What would make me improve my score: improved clarity in the paper with a more explicit discussion of the analysis and intermediate results, and a more rigorous empirical evaluation of the method along the lines discussed in this review.
----------------------------------------------------------------------------------------------
POST-RESPONSE UPDATE
I'd first off like to thank the authors for their detailed and thorough response. My concerns re: the non-singularity in (A4) and the roots of \bar{f} have been addressed. Re: epsilon-greedy policies, this does seem like a constraint on the types of settings this method is applicable to, so I will be interested in seeing whether the authors' comment "there is hope that stability can be established, provided we adapt the policy on a slow time scale" pans out in future work.
I further appreciate the authors' proposed reorganization of the paper: I think this will greatly clarify the nature of the contributions.

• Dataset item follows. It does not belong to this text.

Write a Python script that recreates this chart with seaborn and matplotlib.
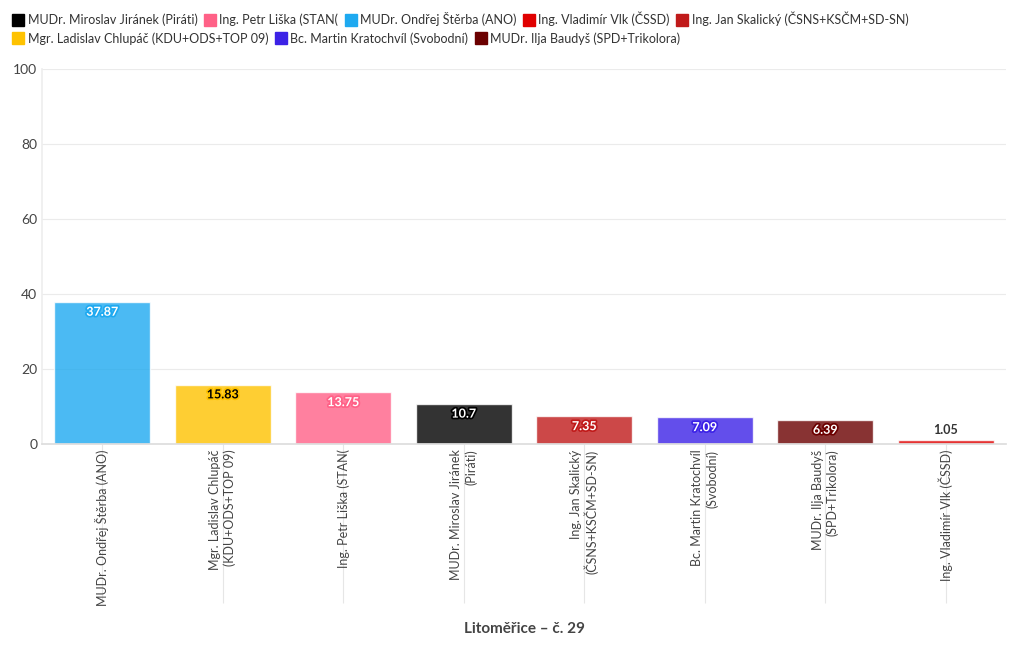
import matplotlib
matplotlib.use("Agg")
import matplotlib.pyplot as plt
import matplotlib.patheffects as pe
from matplotlib.lines import Line2D
import seaborn as sns

# candidates in order of result
names = ['MUDr. Ondřej Štěrba (ANO)', 'Mgr. Ladislav Chlupáč (KDU+ODS+TOP 09)',
         'Ing. Petr Liška (STAN(', 'MUDr. Miroslav Jiránek (Piráti)',
         'Ing. Jan Skalický (ČSNS+KSČM+SD-SN)', 'Bc. Martin Kratochvíl (Svobodní)',
         'MUDr. Ilja Baudyš (SPD+Trikolora)', 'Ing. Vladimír Vlk (ČSSD)']
tick_labels = ['MUDr. Ondřej Štěrba (ANO)', 'Mgr. Ladislav Chlupáč\n(KDU+ODS+TOP 09)',
               'Ing. Petr Liška (STAN(', 'MUDr. Miroslav Jiránek\n(Piráti)',
               'Ing. Jan Skalický\n(ČSNS+KSČM+SD-SN)', 'Bc. Martin Kratochvíl\n(Svobodní)',
               'MUDr. Ilja Baudyš\n(SPD+Trikolora)', 'Ing. Vladimír Vlk (ČSSD)']
values = [37.87, 15.83, 13.75, 10.7, 7.35, 7.09, 6.39, 1.05]
colors = ['#1ea9f0', '#fec200', '#ff6187', '#000000', '#c01a1a', '#3c22e6', '#6b0000', '#e00000']
label_colors = ['white', 'black', 'white', 'white', 'white', 'white', 'white', '#333333']

# legend order as in the source
legend_row1 = ['MUDr. Miroslav Jiránek (Piráti)', 'Ing. Petr Liška (STAN(', 'MUDr. Ondřej Štěrba (ANO)',
               'Ing. Vladimír Vlk (ČSSD)', 'Ing. Jan Skalický (ČSNS+KSČM+SD-SN)']
legend_row2 = ['Mgr. Ladislav Chlupáč (KDU+ODS+TOP 09)', 'Bc. Martin Kratochvíl (Svobodní)',
               'MUDr. Ilja Baudyš (SPD+Trikolora)']
xtitle = 'Litoměřice – č. 29'

sns.set_theme(style='white')
plt.rcParams['font.family'] = ['Lato', 'DejaVu Sans']

fig = plt.figure(figsize=(10.2, 6.5), dpi=100)
ax = fig.add_axes([0.0412, 0.3169, 0.9451, 0.5769])

palette = dict(zip(names, colors))
sns.barplot(x=names, y=values, hue=names, palette=palette, saturation=1, alpha=0.8,
            width=0.8, legend=False, ax=ax, zorder=2)

ax.set_ylim(0, 100)
ax.set_xlim(-0.5, len(names) - 0.5)
ax.set_yticks(range(0, 101, 20))
ax.yaxis.grid(True, color='#ebebeb', linewidth=0.8, zorder=0)
ax.tick_params(axis='both', length=0, colors='#444444', labelsize=10)
ax.tick_params(axis='x', pad=4)
ax.set_xticks(range(len(names)))
ax.set_xticklabels(tick_labels, rotation=90, fontsize=9, color='#444444',
                   multialignment='right', va='top', ha='center')
for s in ['top', 'right']:
    ax.spines[s].set_visible(False)
ax.spines['left'].set_color('#eeeeee')
ax.spines['bottom'].set_color('#dddddd')

# thin category lines under the axis
ax.vlines(range(len(names)), -0.425, 0, transform=ax.get_xaxis_transform(),
          colors='#e6e6e6', linewidth=0.8, clip_on=False, zorder=0)

# value labels
for i, (v, c, lc) in enumerate(zip(values, colors, label_colors)):
    if v < 3:
        ax.annotate(f'{v:g}', (i, v), xytext=(0, 7), textcoords='offset points',
                    ha='center', va='center', fontsize=9, fontweight='bold', color=lc)
    else:
        ax.annotate(f'{v:g}', (i, v), xytext=(0, -7), textcoords='offset points',
                    ha='center', va='center', fontsize=9, fontweight='bold', color=lc,
                    path_effects=[pe.withStroke(linewidth=2.5, foreground=c)])

ax.set_xlabel(xtitle, fontsize=11, fontweight='bold', color='#444444')
ax.xaxis.set_label_coords(0.5, -0.475)

def handles(labels):
    return [Line2D([], [], marker='s', linestyle='none', markersize=9,
                   markerfacecolor=palette[n], markeredgecolor=palette[n]) for n in labels]

leg_kw = dict(frameon=False, fontsize=9, handletextpad=0.35, columnspacing=0.6,
              handlelength=0.8, borderaxespad=0, labelcolor='#333333')
fig.legend(handles(legend_row1), legend_row1, ncol=5, loc='center left',
           bbox_to_anchor=(0.008, 0.971), **leg_kw)
fig.legend(handles(legend_row2), legend_row2, ncol=3, loc='center left',
           bbox_to_anchor=(0.008, 0.941), **leg_kw)

fig.savefig('out.png', dpi=100)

I still have two main concerns that are preventing me from confidently updating my score: first, it seems like the Q-learning baseline in the rebuttal used a network that is much smaller than that typically used in DQN agents -- this might have a significant effect on how well the default hyperparameters perform, and so I'd like to see a more fair hyperparameter sweep done on the baseline Q-learner. The experiments are promising but not decisive, and given that the assumptions required for the theory to hold won't necessarily be guaranteed in all deep RL settings, I'd want to see more conclusive evaluations in these settings. I've also given more thought to R1's point regarding the boundedness assumption and share similar concerns.